Today, ProPublica and the New York Daily News offer the latest installment of their excellent joint reporting on “nuisance abatement,” a law which allows the NYPD to take action against locations where they suspect there is criminal activity, without actually charging owners or tenants or offering them a chance to argue their side in court. Previously, they’ve covered New Yorkers who have been kicked out of their homes on no more than thin suspicion of drug use or sales; today’s article focuses on nuisance abatement at businesses.

The piece opens with a striking anecdote about a laundromat owner in Inwood. In 2013, a man entered the business offering what he said were stolen Apple products. A customer bought them, and was arrested—the seller was an undercover cop. Seven months later, more officers arrived, threatening to close the business for a year if the owner didn’t agree to pay a $2,000 fine, install security cameras whose footage would be accessible to the NYPD, and subject his business to warrantless searches. Fearing he’d lose his business otherwise, the owner agreed, even though he’d had nothing to do with the illegal purchase.

Most of the other instances of nuisance abatement documented in the piece involved underaged people buying beer or liquor at bodegas or liquor stores. Multiple employees quoted in the piece gave similar stories about the undercover buys that did them in: An apparently adult-looking person would enter the store at a busy time of day, come to the counter with a can or bottle palmed so as to obscure the label, put money on the counter, and walk out before the cashier would have had a chance to check ID, even if they wanted to. (Surveillance footage from one bodega seems to corroborate this claim.) Then, they’d be faced with a difficult choice: face long-term closure, or agree to pay fines and install cameras and card readers that would allow police to access customers’ ID information, at their own expense.

By analyzing public records, the reporters found that these actions happen “almost exclusively” in minority neighborhoods, despite no evidence that these neighborhoods have particular problems with underage alcohol sales.

When the nuisance abatement law was instituted in the 1990s, it was meant to crack down on obviously illegal businesses like brothels.
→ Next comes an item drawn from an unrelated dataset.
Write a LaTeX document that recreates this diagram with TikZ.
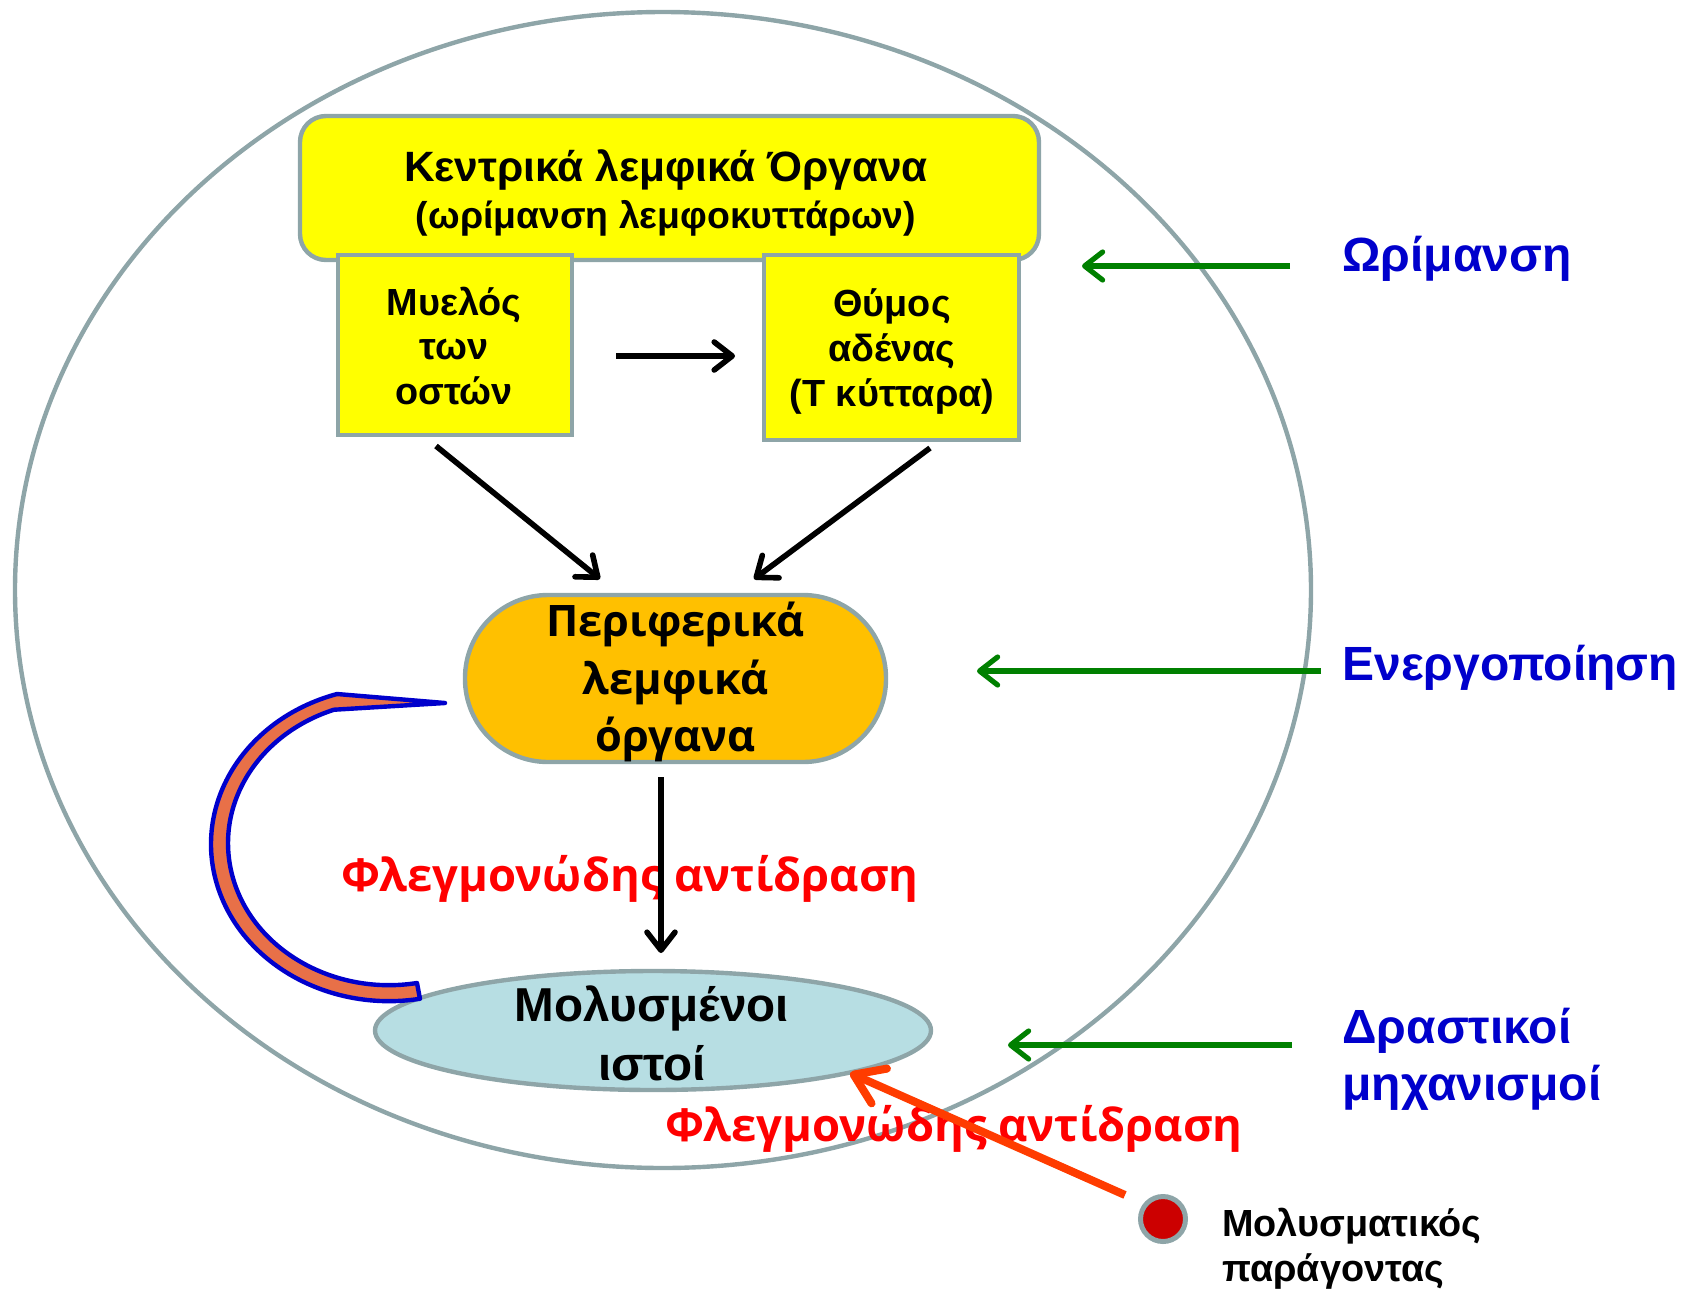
\documentclass[tikz,border=0pt]{standalone}
\usepackage{fontspec}
\setmainfont{Liberation Sans}
\newfontfamily\roundfont{Open Sans}
\usetikzlibrary{arrows.meta,shapes.geometric}
\definecolor{rim}{RGB}{142,165,168}
\definecolor{lemon}{RGB}{255,255,0}
\definecolor{amber}{RGB}{255,192,0}
\definecolor{tissueblue}{RGB}{183,222,227}
\definecolor{bandfill}{RGB}{232,112,72}
\definecolor{bandedge}{RGB}{0,0,204}
\definecolor{phasegreen}{RGB}{0,128,0}
\definecolor{phaseblue}{RGB}{0,0,204}
\definecolor{flame}{RGB}{255,0,0}
\definecolor{agentarrow}{RGB}{255,60,0}
\definecolor{agentdot}{RGB}{204,0,0}

\begin{document}
\begin{tikzpicture}[x=0.5pt,y=-0.5pt,
  organbox/.style={draw=rim,line width=2.2pt,fill=lemon,inner sep=0pt},
  organtext/.style={inner sep=0pt,align=center,font=\bfseries\fontsize{18.9}{22.3}\selectfont},
  pointer/.style={line width=2.8pt,-{Straight Barb[length=9pt,width=14pt,round]}},
  phasearrow/.style={phasegreen,line width=2.6pt,-{Straight Barb[length=9pt,width=14pt,round]}},
  phaselabel/.style={anchor=west,inner sep=0pt,align=left,text=phaseblue,font=\bfseries\fontsize{24}{28.5}\selectfont},
  inflammation/.style={inner sep=0pt,text=flame,font=\roundfont\bfseries\fontsize{22.7}{28}\selectfont}]

\useasboundingbox (0,0) rectangle (1688,1291);

% outline of the organism
\draw[rim,line width=2.2pt] (663,590) ellipse [x radius=324pt,y radius=289pt];

% inflammation labels (under the arrows)
\node[inflammation] (inflamA) at (630,879) {Φλεγμονώδης αντίδραση};
\node[inflammation] (inflamB) at (954,1129) {Φλεγμονώδης αντίδραση};

% central lymphoid organs
\node[organbox,rounded corners=13pt,minimum width=369.5pt,minimum height=72pt] (central) at (669.5,188) {};
\node[organbox,minimum width=117pt,minimum height=90pt] (marrow) at (455,345) {};
\node[organbox,minimum width=127.5pt,minimum height=92.5pt] (thymus) at (891.5,347.5) {};
\node[inner sep=0pt,align=center] (centraltext) at (666,193)
  {\bfseries\fontsize{21.2}{24}\selectfont Κεντρικά λεμφικά Όργανα\\[4.3pt]
   \bfseries\fontsize{18.7}{24}\selectfont (ωρίμανση λεμφοκυττάρων)};
\node[organtext] (marrowtext) at (454,346) {Μυελός\\των\\οστών};
\node[organtext] (thymustext) at (892,351.5) {Θύμος\\αδένας\\(Τ κύτταρα)};

% peripheral lymphoid organs
\node[draw=rim,line width=2.2pt,fill=amber,rounded corners=41.5pt,minimum width=210.5pt,minimum height=83.5pt,inner sep=0pt] (periph) at (675.5,678.5) {};
\node[inner sep=0pt,align=center,font=\roundfont\bfseries\fontsize{21.7}{28.8}\selectfont] (periphtext) at (675.5,682) {Περιφερικά\\λεμφικά\\όργανα};

% infected tissue
\node[ellipse,draw=rim,line width=2.2pt,fill=tissueblue,minimum width=278pt,minimum height=59.5pt,inner sep=0pt] (tissue) at (653,1030.5) {};
\node[inner sep=0pt,align=center,font=\bfseries\fontsize{23.8}{29.5}\selectfont] (tissuetext) at (652,1033) {Μολυσμένοι\\ιστοί};

% feedback band from the tissue back to the peripheral organs
\filldraw[fill=bandfill,draw=bandedge,line width=2.2pt,line join=round]
  (445,703) -- (337,694) arc[start angle=253,end angle=80,x radius=178,y radius=157]
  -- (417,983) arc[start angle=80,end angle=250,x radius=161,y radius=142] -- cycle;

% black connectors
\coordinate (marrowout) at (616,356);
\coordinate (thymusin) at (735,356);
\coordinate (marrowdown) at (436,446);
\coordinate (periphinL) at (600,579);
\coordinate (thymusdown) at (930,448);
\coordinate (periphinR) at (754,579);
\coordinate (periphout) at (661,777);
\coordinate (tissuein) at (661,953);
\draw[pointer] (marrowout) -- (thymusin);
\draw[pointer] (marrowdown) -- (periphinL);
\draw[pointer] (thymusdown) -- (periphinR);
\draw[pointer] (periphout) -- (tissuein);

% phase labels with green arrows
\node[phaselabel] (maturation) at (1342,259) {Ωρίμανση};
\node[phaselabel] (activation) at (1342,668) {Ενεργοποίηση};
\node[phaselabel] (effector) at (1342,1059) {Δραστικοί\\μηχανισμοί};
\coordinate (g1s) at (1290,266); \coordinate (g1e) at (1082,266);
\coordinate (g2s) at (1321,671); \coordinate (g2e) at (977,671);
\coordinate (g3s) at (1292,1045); \coordinate (g3e) at (1008,1045);
\draw[phasearrow] (g1s) -- (g1e);
\draw[phasearrow] (g2s) -- (g2e);
\draw[phasearrow] (g3s) -- (g3e);

% infectious agent
\node[circle,draw=rim,line width=2.5pt,fill=agentdot,minimum size=22.5pt,inner sep=0pt] (agent) at (1163,1219) {};
\node[anchor=west,inner sep=0pt,align=left,font=\bfseries\fontsize{18.9}{22.5}\selectfont] (agentlabel) at (1222,1249) {Μολυσματικός\\παράγοντας};
\coordinate (agentout) at (1125,1195);
\coordinate (tissuehit) at (850,1073);
\draw[agentarrow,line width=4pt,-{Straight Barb[length=14pt,width=19pt,round]}] (agentout) -- (tissuehit);
\end{tikzpicture}
\end{document}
Now, it’s used to punish otherwise legal mom-and-pop stores. ProPublica and the News even dug up a 20-year-old white paper in which Commissioner Bill Bratton argued in favor of using less intrusive and powerful legislation known as the “padlock law” instead of nuisance abatement against legitimate businesses that commit violations. Under the padlock law, officers must make three arrests, one of which leads to a conviction, before shutting down a business, and give a business owner notice that they are under threat of closure. Nuisance abatement, on the other hand, does not require any arrests or notices. According to one NYPD source quoted in the piece, the padlock law hasn’t been used in 15 years.